Led by Professor Lin Fritschi and her team based at the Western Australian Institute for Medical Research (WAIMR), a Breast Cancer, Environment and Employment Study (BCEES) is well underway.

The three-year study will research 3000 WA women, 1000 women with breast cancer and 2,000 women without, to discover if working conditions contribute to the disease.

In January, Canadian Professor Kristan Aronson from Queen’s University Cancer Research Institute visited Perth to help with the BCEES.  

Professor Fritschi says the Raine Visiting Professorship gave her team the opportunity to collaborate with an international colleague.

“Kristan has been doing some work looking at how melatonin changes if you do shift work and we have a big grant to look at whether shift work causes breast cancer so we combined our expertise,” says Prof Fritschi

Prof Aronson says her visit was mutually beneficial because she was able to discuss ideas with a colleague in the same area of research.

“There are only a small number of scientists in the world looking into this specific area of research.”

The relationship between shift work and breast cancer has significant repercussions for society if shift work is found to increase the risk of cancer.

However, Prof Fritschi says the right questions need to be asked in order to get real data because the definition of what a shift is varies.

“There are so many different shift patterns out there in WA, particularly mine shifts which are quite different to say, nurses, and we want to see what various shift work patterns do to the melatonin in your body.”

Professor Fritschi says Prof Aronson’s research has provided her team with some valuable insights.

“We’re interested in looking at the relationship between shift work and breast cancer and one of the mechanisms that this might be happening is via melatonin destruction because melatonin is a signalling molecule that tells the body if it’s night or day time.

“ Kristan found if you only do a couple of night shifts you really do nothing to your body’s rhythm, your melatonin doesn’t change, so it may take longer to make any change to your melatonin.

“So shift work may not just work by melatonin, which is where a lot of the recent research is being directed.

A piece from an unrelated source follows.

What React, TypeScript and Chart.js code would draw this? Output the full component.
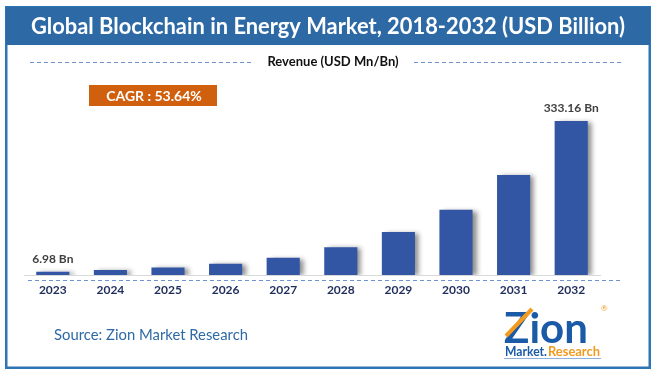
import React, { useEffect, useRef } from "react";
import { Chart, registerables } from "chart.js";

Chart.register(...registerables);

const years = ["2023", "2024", "2025", "2026", "2027", "2028", "2029", "2030", "2031", "2032"];
const revenue = [6.98, 10.7, 16.0, 24.5, 37.5, 60.0, 93.0, 141.0, 216.0, 333.16];
const valueLabels = ["6.98 Bn", "", "", "", "", "", "", "", "", "333.16 Bn"];
const titleText = "Global Blockchain in Energy Market, 2018-2032 (USD Billion)";
const revenueText = "Revenue (USD Mn/Bn)";
const cagrText = "CAGR : 53.64%";
const sourceText = "Source: Zion Market Research";

const FONT = "Lato, 'Open Sans', sans-serif";

function dashedLine(ctx: CanvasRenderingContext2D, x1: number, x2: number, y: number) {
  ctx.save();
  ctx.strokeStyle = "#6f93d0";
  ctx.lineWidth = 1;
  ctx.setLineDash([4, 3]);
  ctx.beginPath();
  ctx.moveTo(x1, y + 0.5);
  ctx.lineTo(x2, y + 0.5);
  ctx.stroke();
  ctx.restore();
}

const decorPlugin = {
  id: "decor",
  beforeDraw(chart: any) {
    const ctx: CanvasRenderingContext2D = chart.ctx;
    ctx.save();
    ctx.fillStyle = "#ffffff";
    ctx.fillRect(0, 0, chart.width, chart.height);
    // outer border
    ctx.strokeStyle = "#2e75b6";
    ctx.lineWidth = 2.5;
    ctx.strokeRect(6.25, 7.25, 643.5, 360.5);
    // banner
    ctx.fillStyle = "#2c69a5";
    ctx.fillRect(6, 7, 644, 38);
    ctx.fillStyle = "#ffffff";
    ctx.font = "bold 22px " + FONT;
    ctx.textAlign = "center";
    ctx.textBaseline = "middle";
    ctx.fillText(titleText, 328, 27, 594);
    // revenue line
    dashedLine(ctx, 30, 251, 62);
    dashedLine(ctx, 414, 622, 62);
    ctx.fillStyle = "#111111";
    ctx.font = "bold 13px " + FONT;
    ctx.fillText(revenueText, 333, 62, 136);
    // CAGR box
    ctx.fillStyle = "#d0600e";
    ctx.fillRect(89, 85, 128, 21);
    ctx.fillStyle = "#ffffff";
    ctx.font = "bold 14px " + FONT;
    ctx.fillText(cagrText, 154, 96, 98);
    ctx.restore();
  },
  afterDraw(chart: any) {
    const ctx: CanvasRenderingContext2D = chart.ctx;
    ctx.save();
    dashedLine(ctx, 28, 622, 280);
    // value labels
    const meta = chart.getDatasetMeta(0);
    ctx.fillStyle = "#404040";
    ctx.font = "bold 12px " + FONT;
    ctx.textAlign = "center";
    ctx.textBaseline = "middle";
    meta.data.forEach((bar: any, i: number) => {
      if (valueLabels[i]) ctx.fillText(valueLabels[i], bar.x, bar.y - 13);
    });
    // source
    ctx.fillStyle = "#2e6aa6";
    ctx.font = "15px " + FONT;
    ctx.textAlign = "left";
    ctx.fillText(sourceText, 54, 335, 194);
    // logo
    ctx.fillStyle = "#1a5aa6";
    ctx.font = "bold 42px " + FONT;
    ctx.textBaseline = "alphabetic";
    ctx.fillText("Zion", 504, 343, 98);
    ctx.strokeStyle = "#f39a1f";
    ctx.lineWidth = 4;
    ctx.beginPath();
    ctx.moveTo(506, 336);
    ctx.lineTo(532, 309);
    ctx.stroke();
    ctx.fillStyle = "#f39a1f";
    ctx.font = "8px " + FONT;
    ctx.fillText("®", 601, 311);
    ctx.font = "bold 13px " + FONT;
    ctx.fillStyle = "#1a5aa6";
    ctx.fillText("Market.", 505, 356, 42);
    ctx.fillStyle = "#f39a1f";
    ctx.fillText("Research", 548, 356, 52);
    ctx.strokeStyle = "#8fb0d8";
    ctx.lineWidth = 1;
    ctx.beginPath();
    ctx.moveTo(504, 358.5);
    ctx.lineTo(601, 358.5);
    ctx.stroke();
    ctx.restore();
  },
};

const shadowPlugin = {
  id: "barShadow",
  beforeDatasetsDraw(chart: any) {
    const ctx = chart.ctx;
    ctx.save();
    ctx.shadowColor = "rgba(0,0,0,0.45)";
    ctx.shadowOffsetX = 4;
    ctx.shadowOffsetY = 1;
    ctx.shadowBlur = 5;
  },
  afterDatasetsDraw(chart: any) {
    chart.ctx.restore();
  },
};

export default function App() {
  const ref = useRef<HTMLCanvasElement | null>(null);
  useEffect(() => {
    if (!ref.current) return;
    const chart = new Chart(ref.current, {
      type: "bar",
      data: {
        labels: years,
        datasets: [
          {
            data: revenue,
            backgroundColor: "#3256a4",
            borderWidth: 0,
            categoryPercentage: 1,
            barPercentage: 0.575,
          },
        ],
      },
      options: {
        animation: false,
        responsive: false,
        layout: { padding: { left: 24, right: 56, top: 90, bottom: 70.6 } },
        plugins: { legend: { display: false }, tooltip: { enabled: false }, title: { display: false } },
        scales: {
          x: {
            grid: { display: false, drawTicks: false },
            border: { display: true, color: "#d9d9d9", width: 1 },
            ticks: { color: "#1f2d5c", font: { family: FONT, size: 12, weight: "bold" }, padding: 8 },
          },
          y: { display: false, min: 0, max: 400 },
        },
      },
      plugins: [shadowPlugin, decorPlugin],
    });
    return () => chart.destroy();
  }, []);
  return (
    <div style={{ position: "fixed", left: 0, top: 0, width: 656, height: 376 }}>
      <canvas ref={ref} width={656} height={376} style={{ width: 656, height: 376 }} />
    </div>
  );
}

“Because Kristen’s work suggests that perhaps melatonin doesn’t actually change very much with shift work, we are looking at a whole range of other mechanisms.”

Prof Fritschi says her team is taking a different approach to most other people internationally in that they are looking at a range of different possible causes of breast cancer from a wide spectrum of health issues.

“We are looking at other things, such as not having enough sleep and the changes in your diet that happen when you’re doing night shift, for example when you’re awake all night, you’re tired and your body isn’t digesting properly.”